##### Exercise inputs

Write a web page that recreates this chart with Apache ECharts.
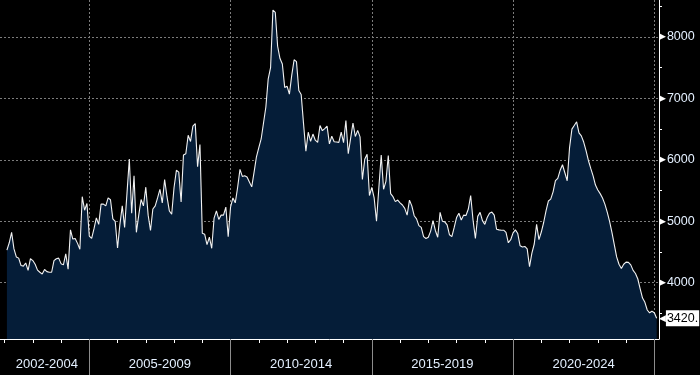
<!DOCTYPE html>
<html><head><meta charset="utf-8">
<script src="https://cdn.jsdelivr.net/npm/echarts@6/dist/echarts.min.js"></script>
<style>html,body{margin:0;padding:0;background:#000;}#c{width:700px;height:375px;}</style>
</head><body><div id="c"></div>
<script>
// monthly values (end of month), Feb 2002 .. Jan 2025
const v2002 = [4530,4650,4820,4550,4420,4400,4280,4270,4320,4200,4390,4360];
const v2003 = [4300,4205,4170,4140,4215,4180,4170,4170,4360,4390,4400,4310];
const v2004 = [4290,4470,4220,4860,4710,4720,4640,4545,5400,5180,5290,4760];
const v2005 = [4720,4880,5055,4950,5280,5280,5250,5380,5350,5040,5000,4565];
const v2006 = [4950,5250,4900,5450,6015,5130,5740,4820,5100,5355,5250,5555];
const v2007 = [5100,4850,5200,5250,5380,5520,5300,5680,5400,5170,5115,5550];
const v2008 = [5830,5800,5315,6080,6100,6400,6300,6550,6590,5890,6250,4805];
const v2009 = [4790,4620,4740,4560,5050,5170,5030,5100,5100,5230,4750,5230];
const v2010 = [5380,5300,5550,5845,5730,5740,5720,5640,5560,5800,6050,6200];
const v2011 = [6340,6600,6860,7320,7500,8440,8400,7850,7650,7560,7180,7200];
const v2012 = [7070,7380,7630,7600,7130,7065,6590,6140,6450,6300,6420,6320];
const v2013 = [6285,6560,6475,6510,6550,6260,6385,6295,6290,6285,6450,6280];
const v2014 = [6640,6100,6350,6600,6380,6480,6375,5680,6010,6090,5420,5550];
const v2015 = [5380,5000,5550,6080,5520,5650,6070,5450,5400,5320,5345,5300];
const v2016 = [5265,5210,5100,5345,5250,5090,5040,4930,4900,4750,4720,4740];
const v2017 = [4840,5010,4850,4740,5145,5000,4990,4940,4780,4750,4900,5060];
const v2018 = [5130,5020,5100,5095,5200,5420,5020,4720,5080,5145,5010,4950];
const v2019 = [5060,5130,5150,5100,4870,4860,4855,4855,4820,4650,4700,4810];
const v2020 = [4860,4800,4600,4580,4590,4550,4260,4480,4630,4950,4700,4825];
const v2021 = [4980,5170,5330,5360,5480,5660,5700,5830,5920,5790,5660,6200];
const v2022 = [6500,6560,6620,6440,6390,6290,6150,5990,5860,5740,5590,5510];
const v2023 = [5450,5380,5280,5150,5000,4820,4620,4420,4300,4230,4300,4335];
const v2024 = [4330,4290,4200,4150,4060,3900,3750,3680,3555,3510,3535,3510];
const v2025 = [3420];

const periodLabels = ['2002-2004','2005-2009','2010-2014','2015-2019','2020-2024'];
const periodCenters = [2003.5, 2007.5, 2012.5, 2017.5, 2022.5];
const periodBounds = [2005, 2010, 2015, 2020, 2025];
const yearTicks = [2002,2003,2004,2006,2007,2008,2009,2011,2012,2013,2014,2016,2017,2018,2019,2021,2022,2023,2024];
const yLabelValues = [4000, 5000, 6000, 7000, 8000];
const yMinorTicks = [3500, 4500, 5500, 6500, 7500, 8500];
const lastLabelText = '3420.';

const X_MIN = 2001.839, X_MAX = 2025.166;
const Y_MIN = 3083, Y_MAX = 8603;

const values = [].concat(v2002,v2003,v2004,v2005,v2006,v2007,v2008,v2009,v2010,v2011,v2012,v2013,v2014,v2015,v2016,v2017,v2018,v2019,v2020,v2021,v2022,v2023,v2024,v2025);
const data = values.map((v, i) => [2002 + (i + 1) / 12, v]);
const lastValue = values[values.length - 1];

const labelColor = '#e4f0ff';
const gridColor = '#7c7c7c';

const chart = echarts.init(document.getElementById('c'), null, {renderer: 'canvas'});
chart.setOption({
  backgroundColor: '#000',
  animation: false,
  grid: {left: 0, right: 41, top: 0, bottom: 36, containLabel: false},
  xAxis: [
    {type: 'value', min: X_MIN, max: X_MAX, position: 'bottom',
     axisLine: {show: true, onZero: false, lineStyle: {color: '#fff', width: 1}},
     axisTick: {show: true, customValues: yearTicks, length: 4, lineStyle: {color: '#fff'}},
     axisLabel: {show: false}, splitLine: {show: false}},
    {type: 'value', min: X_MIN, max: X_MAX, position: 'bottom',
     axisLine: {show: false, onZero: false},
     axisTick: {show: true, customValues: periodBounds, length: 36, lineStyle: {color: '#8c8c8c'}},
     axisLabel: {show: false},
     splitLine: {show: true, lineStyle: {color: gridColor, type: [2, 2], width: 1}}},
    {type: 'value', min: X_MIN, max: X_MAX, position: 'bottom',
     axisLine: {show: false, onZero: false}, axisTick: {show: false},
     axisLabel: {show: true, customValues: periodCenters, margin: 19, color: labelColor, fontSize: 13,
       fontFamily: 'Liberation Sans, Arial, sans-serif',
       formatter: v => periodLabels[periodCenters.indexOf(v)]},
     splitLine: {show: false}}
  ],
  yAxis: [
    {type: 'value', position: 'right', min: Y_MIN, max: Y_MAX,
     axisLine: {show: true, lineStyle: {color: '#fff', width: 1}},
     axisTick: {show: true, customValues: yMinorTicks, length: 3, lineStyle: {color: '#fff'}},
     axisLabel: {show: true, customValues: yLabelValues, margin: 0,
       formatter: v => '{t|\u25B6}{n|' + v + '}',
       rich: {t: {color: '#fff', fontSize: 9, padding: [0, 1, 0, 0], fontFamily: 'DejaVu Sans'},
              n: {color: labelColor, fontSize: 12.5, fontFamily: 'Liberation Sans, Arial, sans-serif'}}},
     splitLine: {show: false}},
    {type: 'value', position: 'right', min: Y_MIN, max: Y_MAX,
     axisLine: {show: false}, axisTick: {show: false, customValues: yLabelValues},
     axisLabel: {show: false},
     splitLine: {show: true, lineStyle: {color: gridColor, type: [2, 2], width: 1}}}
  ],
  series: [{
    type: 'line', xAxisIndex: 0, yAxisIndex: 0, data: data,
    showSymbol: false, symbol: 'none', smooth: false, clip: false,
    lineStyle: {color: '#f2f2f2', width: 1.1},
    areaStyle: {color: '#051d38', opacity: 1, origin: 'start'},
    markLine: {
      silent: true, symbol: ['none', 'none'], animation: false,
      lineStyle: {color: 'rgba(0,0,0,0)', width: 1, type: 'solid'},
      label: {show: true, position: 'end', distance: 0,
        formatter: () => '{a|\u25C0}{b|' + lastLabelText + '}',
        rich: {a: {color: '#fff', fontSize: 9, fontFamily: 'DejaVu Sans'},
               b: {color: '#000', backgroundColor: '#fff', fontSize: 12.5, padding: [2, 1, 1, 1],
                   fontFamily: 'Liberation Sans, Arial, sans-serif'}}},
      data: [{yAxis: lastValue}]
    }
  }]
});
</script></body></html>
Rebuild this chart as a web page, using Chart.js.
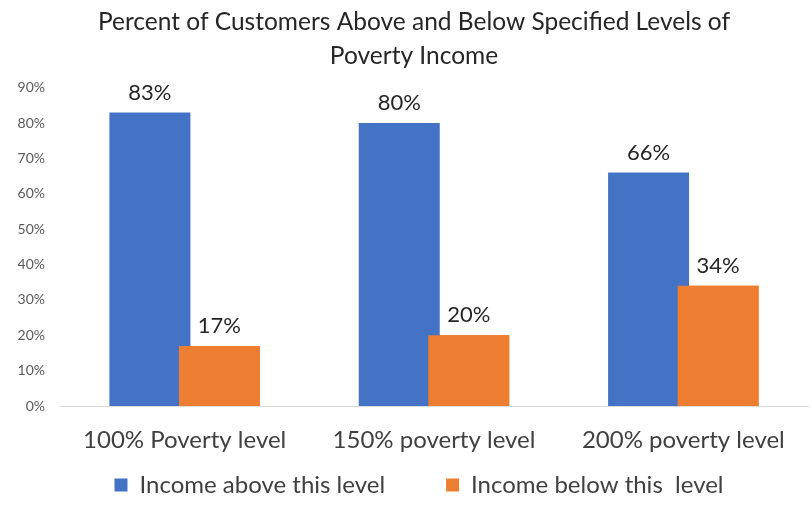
<!DOCTYPE html>
<html>
<head>
<meta charset="utf-8">
<script src="https://cdn.jsdelivr.net/npm/chart.js@4.4.0/dist/chart.umd.min.js"></script>
<style>
  html, body { margin: 0; padding: 0; background: #fff; }
</style>
</head>
<body>
<canvas id="povertyChart" width="812" height="510"></canvas>
<script>
const levels = ['100% Poverty level', '150% poverty level', '200% poverty level'];
const aboveLevel = [83, 80, 66];
const belowLevel = [17, 20, 34];
const seriesNames = ['Income above this level', 'Income below this  level'];
const yMax = 90;
const yStep = 10;

const fontFamily = 'Lato, "Open Sans", sans-serif';

// orange bars sit over the blue ones where they overlap, labels go on top
const overlapAndLabels = {
   id: 'overlapAndLabels',
   afterLayout(chart) {
      // title and legend sit a little right of the canvas centre
      chart.titleBlock.left += 10;
      chart.titleBlock.right += 10;
      chart.legend.left += 15;
      chart.legend.right += 15;
   },
   afterDatasetsDraw(chart) {
      const ctx = chart.ctx;
      chart.getDatasetMeta(1).controller.draw();
      ctx.save();
      ctx.font = '22px ' + fontFamily;
      ctx.fillStyle = '#262626';
      ctx.textAlign = 'center';
      ctx.textBaseline = 'middle';
      chart.data.datasets.forEach((ds, i) => {
         chart.getDatasetMeta(i).data.forEach((bar, j) => {
            ctx.fillText(ds.data[j] + '%', bar.x, bar.y - 20);
         });
      });
      ctx.restore();
   }
};

const ctx = document.getElementById('povertyChart').getContext('2d');
new Chart(ctx, {
   type: 'bar',
   data: {
      labels: levels,
      datasets: [{
         label: seriesNames[0],
         data: aboveLevel,
         backgroundColor: '#4472C4'
      }, {
         label: seriesNames[1],
         data: belowLevel,
         backgroundColor: '#ED7D31'
      }]
   },
   options: {
      responsive: false,
      animation: false,
      categoryPercentage: 0.5576,
      barPercentage: 1.165,
      layout: { padding: { left: 0, right: 4, top: 0, bottom: 3 } },
      scales: {
         x: {
            grid: { display: false, drawTicks: false },
            border: { display: true, color: '#D9D9D9', width: 1 },
            afterFit: scale => { scale.height = 49; },
            ticks: {
               padding: 20,
               color: '#404040',
               font: { family: fontFamily, size: 24 }
            }
         },
         y: {
            min: 0,
            max: yMax,
            grid: { display: false, drawTicks: false },
            border: { display: false },
            afterFit: scale => { scale.width = 60; },
            ticks: {
               stepSize: yStep,
               padding: 15,
               color: '#595959',
               font: { family: fontFamily, size: 14 },
               callback: v => v + '%'
            }
         }
      },
      plugins: {
         title: {
            display: true,
            text: ['Percent of Customers Above and Below Specified Levels of', 'Poverty Income'],
            color: '#262626',
            font: { family: fontFamily, size: 24.5, weight: 'normal', lineHeight: 1.39 },
            padding: { top: 5, bottom: 14.6 }
         },
         legend: {
            position: 'bottom',
            labels: {
               boxWidth: 13,
               boxHeight: 13,
               padding: 18,
               color: '#404040',
               font: { family: fontFamily, size: 24 },
               generateLabels: chart => {
                  const items = Chart.defaults.plugins.legend.labels.generateLabels(chart);
                  // wider gap after the first entry
                  items[0].text += '       ';
                  return items;
               }
            }
         },
         tooltip: { enabled: false }
      }
   },
   plugins: [overlapAndLabels]
});
</script>
</body>
</html>
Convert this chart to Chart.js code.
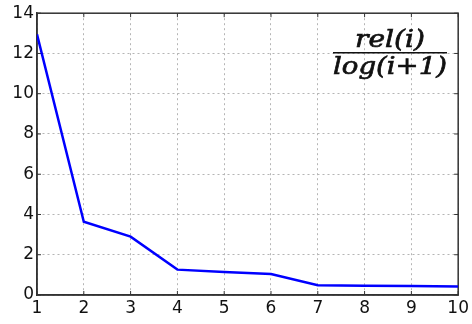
<!DOCTYPE html>
<html>
<head>
<meta charset="utf-8">
<script src="https://cdn.jsdelivr.net/npm/chart.js@4"></script>
<style>
  html, body { margin: 0; padding: 0; background: #fff; }
  #wrap { width: 472px; height: 324px; }
</style>
</head>
<body>
<div id="wrap"><canvas id="dcg"></canvas></div>
<script>
// positions i and the value rel(i)/log(i+1)
let positions = [1, 2, 3, 4, 5, 6, 7, 8, 9, 10];
let gains = [12.95, 3.64, 2.9, 1.26, 1.14, 1.04, 0.48, 0.46, 0.45, 0.42];
let yTicks = [0, 2, 4, 6, 8, 10, 12, 14];

let points = positions.map((x, i) => ({ x: x, y: gains[i] }));

// draw text squeezed/stretched to a given width
function fitText(c, text, cx, y, w) {
  let m = c.measureText(text).width;
  c.save();
  c.translate(cx, y);
  c.scale(w / m, 1);
  c.fillText(text, 0, 0);
  c.strokeText(text, 0, 0);
  c.restore();
}

let ctx = document.getElementById('dcg').getContext('2d');
let dcg = new Chart(ctx, {
  type: 'line',
  data: {
    datasets: [{
      data: points,
      borderColor: '#0000ff',
      borderWidth: 2.5,
      pointRadius: 0,
      tension: 0,
      fill: false
    }]
  },
  options: {
    responsive: true,
    maintainAspectRatio: false,
    animation: false,
    layout: { padding: { top: 13, right: 12, left: 0, bottom: 0 } },
    plugins: {
      legend: { display: false },
      tooltip: { enabled: false }
    },
    scales: {
      x: {
        type: 'linear',
        min: 1,
        max: 10,
        ticks: {
          stepSize: 1,
          color: '#111',
          font: { family: 'DejaVu Sans', size: 17 },
          padding: 3,
          maxRotation: 0
        },
        grid: { color: '#b5b5b5', lineWidth: 1, drawTicks: false },
        border: { display: true, color: '#333', width: 1.5, dash: [2, 3] },
        afterFit: function (scale) { scale.height = 29; }
      },
      y: {
        min: 0,
        max: 14,
        afterBuildTicks: function (scale) {
          scale.ticks = yTicks.map(v => ({ value: v }));
        },
        ticks: {
          color: '#111',
          font: { family: 'DejaVu Sans', size: 17 },
          padding: 3
        },
        grid: { color: '#b5b5b5', lineWidth: 1, drawTicks: false },
        border: { display: true, color: '#333', width: 1.5, dash: [2, 3] },
        afterFit: function (scale) { scale.width = 37; }
      }
    }
  },
  plugins: [{
    id: 'frame',
    beforeDatasetsDraw: function (chart) {
      let a = chart.chartArea, c = chart.ctx;
      let xs = chart.scales.x, ys = chart.scales.y;
      c.save();
      c.strokeStyle = '#333';
      c.lineWidth = 1.5;
      c.setLineDash([]);
      c.strokeRect(a.left, a.top, a.right - a.left, a.bottom - a.top);
      c.lineWidth = 1;
      c.beginPath();
      positions.forEach(v => {
        let px = xs.getPixelForValue(v);
        c.moveTo(px, a.bottom); c.lineTo(px, a.bottom - 4);
        c.moveTo(px, a.top); c.lineTo(px, a.top + 4);
      });
      yTicks.forEach(v => {
        let py = ys.getPixelForValue(v);
        c.moveTo(a.left, py); c.lineTo(a.left + 4, py);
        c.moveTo(a.right, py); c.lineTo(a.right - 4, py);
      });
      c.stroke();
      c.restore();
    },
    afterDraw: function (chart) {
      let c = chart.ctx;
      let cx = 390;
      c.save();
      c.fillStyle = '#111';
      c.strokeStyle = '#111';
      c.lineWidth = 0.7;
      c.font = 'italic 25px "DejaVu Serif"';
      c.textAlign = 'center';
      c.textBaseline = 'alphabetic';
      fitText(c, 'rel(i)', cx, 47, 70);
      fitText(c, 'log(i+1)', cx, 74, 114);
      c.fillRect(cx - 57, 52, 114, 1.5);
      c.restore();
    }
  }]
});
</script>
</body>
</html>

##########

Exercise task.
Write down every line from the opening of the listing to the line with "const v2025 = [3420];", both included, and nothing else; the pictures are omitted.

Task answer.
Write a web page that recreates this chart with Apache ECharts.
<!DOCTYPE html>
<html><head><meta charset="utf-8">
<script src="https://cdn.jsdelivr.net/npm/echarts@6/dist/echarts.min.js"></script>
<style>html,body{margin:0;padding:0;background:#000;}#c{width:700px;height:375px;}</style>
</head><body><div id="c"></div>
<script>
// monthly values (end of month), Feb 2002 .. Jan 2025
const v2002 = [4530,4650,4820,4550,4420,4400,4280,4270,4320,4200,4390,4360];
const v2003 = [4300,4205,4170,4140,4215,4180,4170,4170,4360,4390,4400,4310];
const v2004 = [4290,4470,4220,4860,4710,4720,4640,4545,5400,5180,5290,4760];
const v2005 = [4720,4880,5055,4950,5280,5280,5250,5380,5350,5040,5000,4565];
const v2006 = [4950,5250,4900,5450,6015,5130,5740,4820,5100,5355,5250,5555];
const v2007 = [5100,4850,5200,5250,5380,5520,5300,5680,5400,5170,5115,5550];
const v2008 = [5830,5800,5315,6080,6100,6400,6300,6550,6590,5890,6250,4805];
const v2009 = [4790,4620,4740,4560,5050,5170,5030,5100,5100,5230,4750,5230];
const v2010 = [5380,5300,5550,5845,5730,5740,5720,5640,5560,5800,6050,6200];
const v2011 = [6340,6600,6860,7320,7500,8440,8400,7850,7650,7560,7180,7200];
const v2012 = [7070,7380,7630,7600,7130,7065,6590,6140,6450,6300,6420,6320];
const v2013 = [6285,6560,6475,6510,6550,6260,6385,6295,6290,6285,6450,6280];
const v2014 = [6640,6100,6350,6600,6380,6480,6375,5680,6010,6090,5420,5550];
const v2015 = [5380,5000,5550,6080,5520,5650,6070,5450,5400,5320,5345,5300];
const v2016 = [5265,5210,5100,5345,5250,5090,5040,4930,4900,4750,4720,4740];
const v2017 = [4840,5010,4850,4740,5145,5000,4990,4940,4780,4750,4900,5060];
const v2018 = [5130,5020,5100,5095,5200,5420,5020,4720,5080,5145,5010,4950];
const v2019 = [5060,5130,5150,5100,4870,4860,4855,4855,4820,4650,4700,4810];
const v2020 = [4860,4800,4600,4580,4590,4550,4260,4480,4630,4950,4700,4825];
const v2021 = [4980,5170,5330,5360,5480,5660,5700,5830,5920,5790,5660,6200];
const v2022 = [6500,6560,6620,6440,6390,6290,6150,5990,5860,5740,5590,5510];
const v2023 = [5450,5380,5280,5150,5000,4820,4620,4420,4300,4230,4300,4335];
const v2024 = [4330,4290,4200,4150,4060,3900,3750,3680,3555,3510,3535,3510];
const v2025 = [3420];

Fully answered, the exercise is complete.